Can a leopard change its spots? Hinchcliffe asks, can IT “provid(e) a framework for users to bring their own mobile devices to work in a safe manner, including use of apps with business data under certain prescribed conditions”? Can Dimension Data help IT provide mobility solutions to accommodate user choices?
Cape buffalo: Cloud
Bet you were wondering which animal I’d compare to cloud. Most struggle to list Cape buffalo when naming the African big five, but cloud is generally the first to come to mind when listing the big IT five. Now ask for the defining characteristics of cloud and the Cape buffalo’s looking a lot friendlier. How can we help our clients appreciate the importance of understanding cloud options and evolve with an eye toward strong survival? Helping them understand each model’s attributes and power is a survival-essential place to start.
Like the Big Five, Big IT is vulnerable to hubris and legacy thinking.
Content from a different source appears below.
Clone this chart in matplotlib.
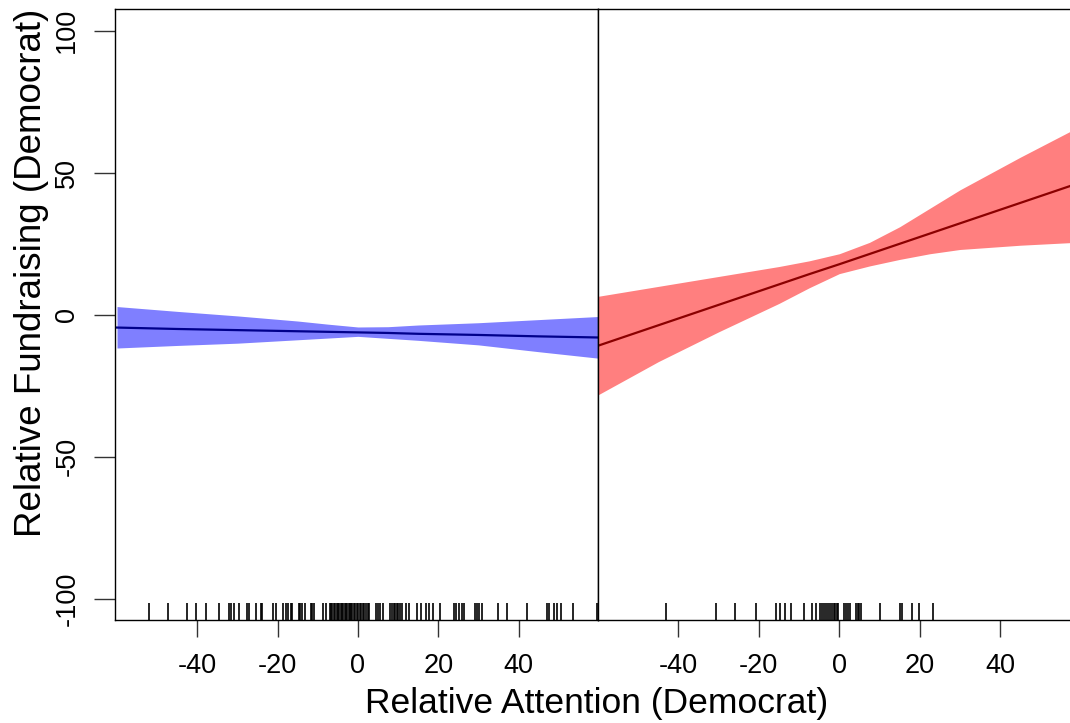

Darwin said “it’s not the strongest species that survive, nor the most intelligent, but the ones most responsive to change.” Through our joint evolution, Dimension Data and Cisco have helped our clients IT departments stay ahead of user requirements for 20 years. I look forward to my week with Cisco in Johannesburg, thinking through some of these questions and using Africa’s big five as a metaphor for our shared need to evolve. The sky’s the limit if we bring our best attributes together to address these five IT challenges by being Better Together.